Accordingly, a five layer structure is formed on the etch target
layer 10.
[0014] Referring to FIG. 2, a first photoresist pattern 61 is
formed by exposing and developing the first photoresist layer 60
using a first photo mask 70. Here, a first light blocking pattern
70a made of chrome, etc., is formed on a bottom surface of the
first photo mask 70.
[0015] Referring to FIG. 3, a first anti-reflection pattern 51 is
formed by etching the first anti-reflection layer 50 using the
first photoresist pattern 61 as an etch mask.
[0016] Referring to FIG. 4, a first silicon oxynitride pattern 41
is formed by partially etching the silicon oxynitride layer 40
using the first photoresist pattern 61 and the first
anti-reflection pattern 51 as an etch mask.
[0017] Referring to FIG. 5, the first photoresist pattern 61 and
the first anti-reflection pattern 51 disposed on the first silicon
oxynitride pattern 41 are removed.
[0018] Referring to FIG. 6, a second photoresist layer 62 is formed
on the first silicon oxynitride pattern 41.
[0019] Referring to FIG. 7, a second photoresist pattern 63 is
formed by exposing and developing the second photoresist layer 62
using a second photo mask 71 having a second light blocking pattern
71a. The second photoresist pattern 63 is formed in the engraved
portions of the first silicon oxynitride pattern 41.
[0020] Referring to FIG. 8, a final silicon oxynitride pattern 42
is formed by etching first silicon oxynitride pattern 41 using the
second photoresist pattern 63 as an etch mask.
[0021] Referring to FIG. 9, the second photoresist pattern 63 is
removed and an amorphous carbon pattern 31 is formed by etching the
amorphous carbon layer 30 using the final silicon oxynitride
pattern 42 as an etch mask.
[0022] Referring to FIG. 10, the final silicon oxynitride pattern
42 is removed and a nitride pattern 21 is formed by etching the
nitride layer 20 using the amorphous carbon pattern 31 as an etch
mask.
[0023] Referring to FIG. 11, the amorphous carbon pattern 31 is
removed and an etch target pattern 11 is formed by etching the etch
target layer 10 using the nitride pattern 21 as an etch mask.
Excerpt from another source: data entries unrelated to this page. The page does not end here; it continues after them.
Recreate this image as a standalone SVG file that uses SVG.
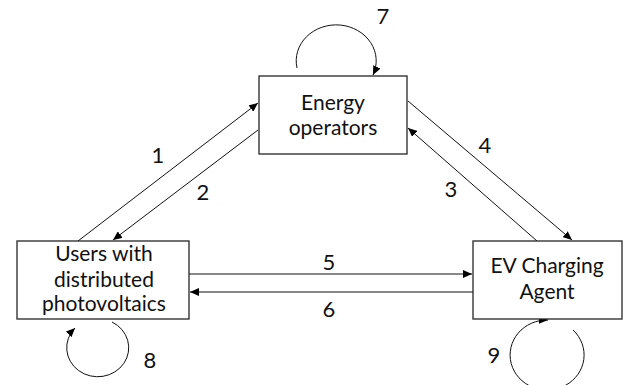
<svg xmlns="http://www.w3.org/2000/svg" width="623" height="385" viewBox="0 0 623 385">
  <style>
    .box { fill: #ffffff; stroke: #262626; stroke-width: 1.3; }
    .lbl { font-family: Lato, "Open Sans", "Liberation Sans", sans-serif; font-size: 21px; fill: #111111; text-anchor: middle; }
    .num { font-family: Lato, "Open Sans", "Liberation Sans", sans-serif; font-size: 22px; fill: #111111; text-anchor: middle; }
    .edge { fill: none; stroke: #111111; stroke-width: 1; marker-end: url(#arrow); }
  </style>
  <defs>
    <marker id="arrow" markerUnits="userSpaceOnUse" markerWidth="10" markerHeight="8" refX="9" refY="4" orient="auto">
      <path d="M0,0 L9,4 L0,8 z" fill="#000000"/>
    </marker>
  </defs>

  <rect width="623" height="385" fill="#ffffff"/>

  <!-- connectors -->
  <g id="connectors">
    <line class="edge" x1="78" y1="241" x2="258" y2="103"/>
    <line class="edge" x1="258" y1="130" x2="113" y2="240"/>
    <line class="edge" x1="537" y1="241" x2="408" y2="128"/>
    <line class="edge" x1="408" y1="101" x2="572" y2="240"/>
    <line class="edge" x1="189" y1="274" x2="472" y2="274"/>
    <line class="edge" x1="473" y1="292" x2="190" y2="292"/>
    <!-- self loops -->
    <path class="edge" d="M297,68 A40,36 0 1 1 373,75"/>
    <path class="edge" d="M112,322 A31,29 0 1 1 75,328"/>
    <path class="edge" d="M573,330 A37,35 0 1 1 548,320"/>
  </g>

  <!-- edge numbers -->
  <g id="edge-labels">
    <text class="num" x="158" y="163">1</text>
    <text class="num" x="203" y="200">2</text>
    <text class="num" x="451" y="197">3</text>
    <text class="num" x="485" y="153">4</text>
    <text class="num" x="329" y="270">5</text>
    <text class="num" x="329" y="317">6</text>
    <text class="num" x="383" y="24">7</text>
    <text class="num" x="150" y="368">8</text>
    <text class="num" x="494" y="363">9</text>
  </g>

  <g id="energy-operators">
    <rect class="box" x="259" y="76" width="148" height="78"/>
    <text class="lbl" x="333" y="110">Energy</text>
    <text class="lbl" x="333" y="135">operators</text>
  </g>

  <g id="users-pv">
    <rect class="box" x="17" y="241" width="172" height="78"/>
    <text class="lbl" x="104" y="261">Users with</text>
    <text class="lbl" x="104" y="287">distributed</text>
    <text class="lbl" x="104" y="311">photovoltaics</text>
  </g>

  <g id="ev-charging-agent">
    <rect class="box" x="473" y="241" width="149" height="78"/>
    <text class="lbl" x="547" y="273">EV Charging</text>
    <text class="lbl" x="547" y="299">Agent</text>
  </g>
</svg>
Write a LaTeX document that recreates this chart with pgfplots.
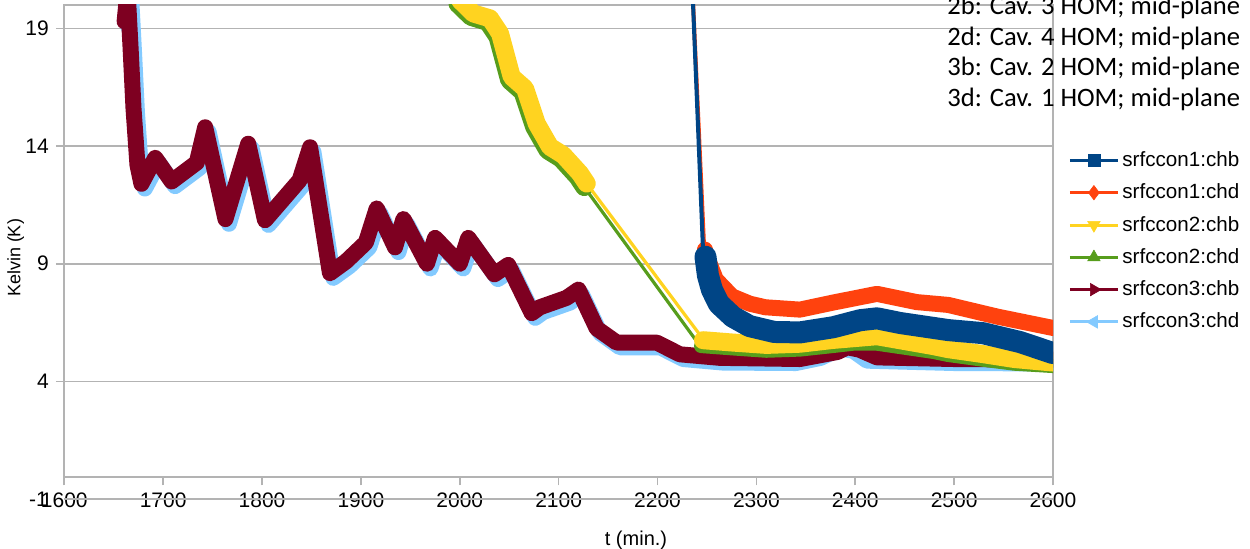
\documentclass[border=0pt]{standalone}
\usepackage{fontspec}
\setmainfont{Liberation Sans}
\newfontfamily\carlito{Carlito}
\usepackage{pgfplots}
\pgfplotsset{compat=1.18}
\definecolor{cA}{HTML}{004586}
\definecolor{cB}{HTML}{FF420E}
\definecolor{cC}{HTML}{FFD320}
\definecolor{cD}{HTML}{579D1C}
\definecolor{cE}{HTML}{7E0021}
\definecolor{cF}{HTML}{83CAFF}
\definecolor{gridgray}{HTML}{B3B3B3}
\begin{document}
\begin{tikzpicture}[x=1pt,y=1pt]
\begin{axis}[
  at={(32.15pt,36pt)}, anchor=south west,
  scale only axis, width=494.35pt, height=236pt,
  xmin=1600, xmax=2600, ymin=-0.065, ymax=20,
  xtick={1600,1700,...,2600}, ytick={4,9,14,19},
  xtick pos=left, ytick pos=left,
  ymajorgrids, grid style={draw=gridgray, line width=0.8pt},
  axis line style={draw=gridgray, line width=0.8pt},
  tick style={draw=gridgray, line width=0.8pt},
  tick align=outside, major tick length=4.25pt,
  ticklabel style={font=\fontsize{10.5}{12}\selectfont, text=black},
  /pgf/number format/assume math mode=true,
  /pgf/number format/1000 sep={},
  clip mode=individual,
  legend image code/.code={\draw[mark repeat=2,mark phase=2,#1] plot coordinates {(0pt,0pt) (12pt,0pt) (24pt,0pt)};},
  legend style={draw=none, fill=none, at={(1.0152,0.697)}, anchor=north west, inner sep=0pt,
    row sep=4.15pt, column sep=0.5pt, font=\fontsize{10.3}{12}\selectfont,
    nodes={inner sep=1pt, text height=8pt, text depth=2pt}},
  legend cell align=left,
]
% legend images
\addlegendimage{draw=cA, line width=1.5pt, mark=square*, mark size=3pt, mark options={fill=cA, draw=cA, line width=0.3pt, solid}}
\addlegendentry{srfccon1:chb}
\addlegendimage{draw=cB, line width=1.5pt, mark=diamond*, mark size=3.6pt, mark options={fill=cB, draw=cB, line width=0.3pt, solid}}
\addlegendentry{srfccon1:chd}
\addlegendimage{draw=cC, line width=1.5pt, mark=triangle*, mark size=3.6pt, mark options={fill=cC, draw=cC, line width=0.3pt, solid, rotate=180}}
\addlegendentry{srfccon2:chb}
\addlegendimage{draw=cD, line width=1.5pt, mark=triangle*, mark size=3.6pt, mark options={fill=cD, draw=cD, line width=0.3pt, solid}}
\addlegendentry{srfccon2:chd}
\addlegendimage{draw=cE, line width=1.5pt, mark=triangle*, mark size=3.6pt, mark options={fill=cE, draw=cE, line width=0.3pt, solid, rotate=-90}}
\addlegendentry{srfccon3:chb}
\addlegendimage{draw=cF, line width=1.5pt, mark=triangle*, mark size=3.6pt, mark options={fill=cF, draw=cF, line width=0.3pt, solid, rotate=90}}
\addlegendentry{srfccon3:chd}

% srfccon3:chd (light blue)
\addplot[forget plot, cF, line width=8pt, line join=round, line cap=round] coordinates {
(1664.5,19.1)(1667.5,20.4)(1670.5,18.0)(1673.5,15.4)(1677.5,13.0)(1681.5,12.2)(1695.5,13.3)(1712,12.3)(1737.5,13.1)(1746,14.6)(1766.5,10.7)(1789.5,13.9)(1806.5,10.65)(1841.5,12.35)(1852,13.75)(1872,8.4)(1888.5,8.9)(1908.5,9.7)(1919.5,11.15)(1938,9.5)(1946.5,10.7)(1970.3,8.8)(1978.5,9.9)(2003.5,8.8)(2012,9.9)(2038.5,8.35)(2052.5,8.75)(2076.3,6.7)(2084.5,6.95)(2111.5,7.35)(2123.5,7.7)(2142,6.05)(2162,5.45)(2202.5,5.45)(2226,4.95)(2266,4.8)(2340,4.78)(2365,5.0)(2385,5.4)(2398,5.3)(2412,4.88)(2500,4.78)(2600,4.76)
};
% srfccon3:chb (dark red)
\addplot[forget plot, cE, line width=8pt, line join=round, line cap=round] coordinates {
(1661,19.3)(1664,20.6)(1667,18.2)(1670,15.6)(1674,13.2)(1678,12.4)(1692,13.5)(1708.6,12.5)(1734,13.3)(1742.5,14.8)(1763,10.9)(1786,14.1)(1803,10.85)(1838,12.55)(1848.6,13.95)(1868.7,8.6)(1885,9.1)(1905,9.9)(1916,11.35)(1934.5,9.7)(1943,10.9)(1966.8,9.0)(1975,10.1)(2000,9.0)(2008.6,10.1)(2035,8.55)(2049,8.95)(2072.8,6.9)(2081,7.15)(2108,7.55)(2120,7.9)(2138.5,6.25)(2158.7,5.65)(2199,5.65)(2222.7,5.15)(2263,5.0)(2344,4.95)(2382,5.25)(2392,5.45)(2404,5.35)(2422,5.02)(2500,4.95)(2600,4.92)
};
% srfccon2:chd (green)
\addplot[forget plot, cD, line width=9pt, line join=round, line cap=round] coordinates {
(1997.7,20.05)(2011.2,19.5)(2028.1,19.28)(2038.2,18.64)(2050,16.8)(2063.5,16.3)(2075.3,14.81)(2088.8,13.82)(2102.2,13.47)(2119.1,12.69)(2125.9,12.26)
};
\addplot[forget plot, cD, line width=1.6pt] coordinates {(2125.9,12.26)(2244,5.45)};
\addplot[forget plot, cD, line width=7pt, line join=round, line cap=round] coordinates {
(2244,5.5)(2276,5.4)(2310,5.3)(2344,5.35)(2377,5.5)(2398,5.6)(2422,5.6)(2479,5.25)(2494,5.12)(2529,4.92)(2561,4.75)(2600,4.65)
};
% srfccon2:chb (yellow)
\addplot[forget plot, cC, line width=9pt, line join=round, line cap=round] coordinates {
(2000.2,20.2)(2013.7,19.64)(2030.6,19.43)(2040.7,18.79)(2052.5,16.95)(2066,16.45)(2077.8,14.96)(2091.3,13.97)(2104.7,13.62)(2121.6,12.84)(2128.4,12.41)
};
\addplot[forget plot, cC, line width=1.6pt] coordinates {(2128.4,12.41)(2246,5.8)};
\addplot[forget plot, cC, line width=9pt, line join=round, line cap=round] coordinates {
(2246,5.75)(2276,5.65)(2310,5.55)(2344,5.6)(2377,5.76)(2422,5.92)(2479,5.5)(2494,5.37)(2529,5.16)(2561,4.95)(2600,4.8)
};
% srfccon1:chd (orange)
\addplot[forget plot, cB, line width=2pt] coordinates {(2235,21)(2247,9.8)};
\addplot[forget plot, cB, line width=8pt, line join=round, line cap=round] coordinates {
(2248,9.6)(2249,9.4)(2259,8.33)(2275.5,7.61)(2293.5,7.3)(2309,7.15)(2344,7.05)(2377.6,7.35)(2422,7.72)(2462,7.37)(2494,7.25)(2544,6.75)(2600,6.27)
};
% srfccon1:chb (blue)
\addplot[forget plot, cA, line width=2pt] coordinates {(2235,21)(2246,9.6)};
\addplot[forget plot, cA, line width=11pt, line join=round, line cap=round] coordinates {
(2248.5,9.3)(2251,8.5)(2255,7.9)(2262,7.3)(2276,6.75)(2293,6.35)(2318,6.1)(2344,6.08)(2377.6,6.3)(2405,6.6)(2422,6.68)(2445.5,6.48)(2494,6.18)(2529,6.05)(2566.8,5.67)(2600,5.2)
};
\end{axis}
\draw[gridgray, line width=1.2pt] (32.15pt,25pt) -- (526.5pt,25pt);
\node[anchor=east, font=\fontsize{10.5}{12}\selectfont, inner sep=0pt] at (24.1pt,25pt) {-1};
\node[font=\fontsize{10}{12}\selectfont] at (318pt,4.5pt) {t (min.)};
\node[rotate=90, font=\fontsize{9}{10}\selectfont] at (7.85pt,145.5pt) {Kelvin (K)};
\begin{scope}[every node/.style={anchor=west, inner sep=0pt, font=\carlito\fontsize{13.3}{15}\selectfont}]
\node at (473.5pt,271pt) {2b: Cav. 3 HOM; mid-plane};
\node at (473.5pt,255.5pt) {2d: Cav. 4 HOM; mid-plane};
\node at (473.5pt,240.2pt) {3b: Cav. 2 HOM; mid-plane};
\node at (473.5pt,225pt) {3d: Cav. 1 HOM; mid-plane};
\end{scope}
\pgfresetboundingbox
\path[use as bounding box] (0,0) rectangle (625pt,274.5pt);
\end{tikzpicture}
\end{document}
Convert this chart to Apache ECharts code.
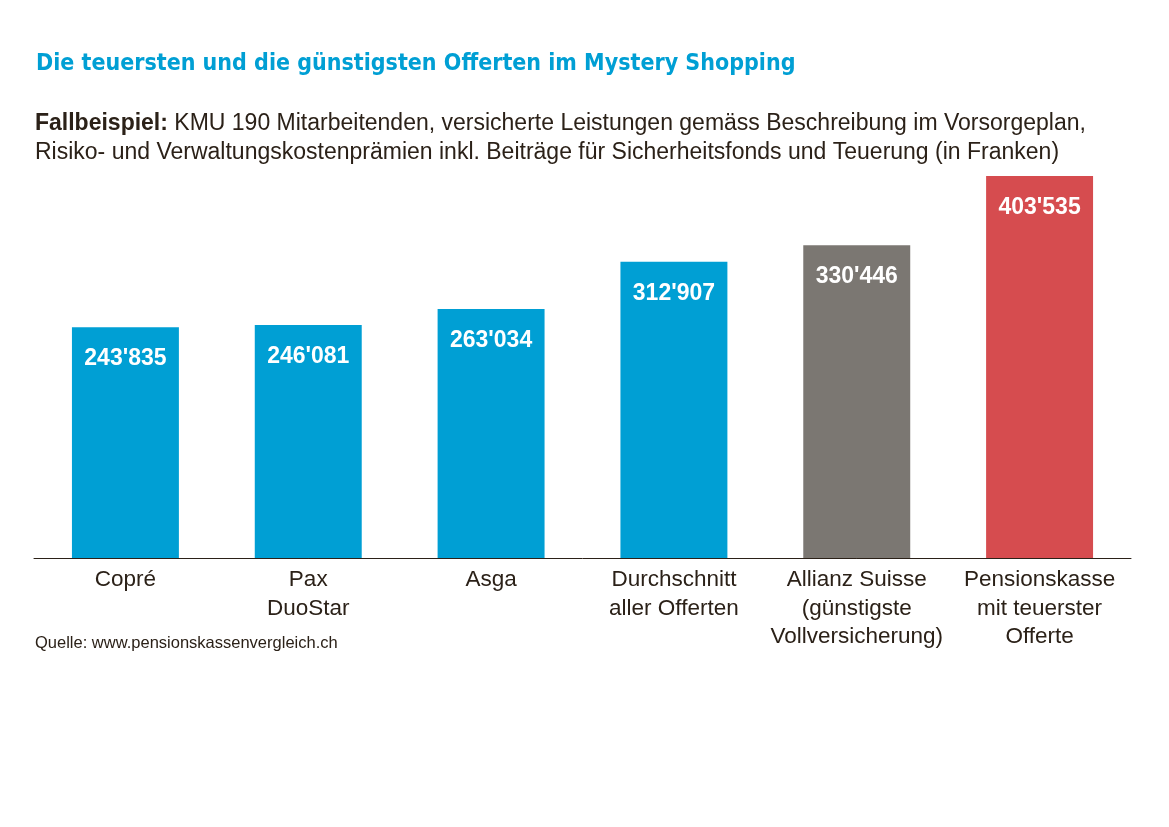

[0024] Referring to FIG. 12, the nitride pattern 21 is removed.
[0025] As described above, in the conventional process of forming
micro-patterns in a highly integrated semiconductor device, a lower
anti-reflection layer should be formed before forming the
photoresist pattern in order to block light reflected when an
exposure process is performed. However, in the conventional process
of forming the second photoresist pattern 62, it is difficult to
uniformly form a lower anti-reflection layer because of the
influence of the first silicon oxynitride pattern 41 previously
formed.
[0026] As illustrated in FIG. 7, since a positive patterning
technique is used for forming the first silicon oxynitride pattern
41 in which the widths of embossed portions are less than those of
engraved portions. If a spin-coating process is performed to form
an anti-reflection layer (not shown) on the first silicon
oxynitride pattern 41, the anti-reflection layer might not be
formed flatly. Rather, the anti-reflection layer could be formed
concavely on engraved portions disposed between embossed portions
in the first silicon oxynitride pattern 41. When a photoresist
pattern is formed using a photolithography process after forming a
photoresist layer on the anti-reflection layer, which is not flat,
the photoresist pattern may collapse, bridges may be generated in
the photoresist pattern, and/or the sidewall profile of the
photoresist pattern may be unfavorable. Consequently, if the
subsequent processes are performed using this photoresist pattern
as an etch mask, a desired micro-pattern cannot be obtained.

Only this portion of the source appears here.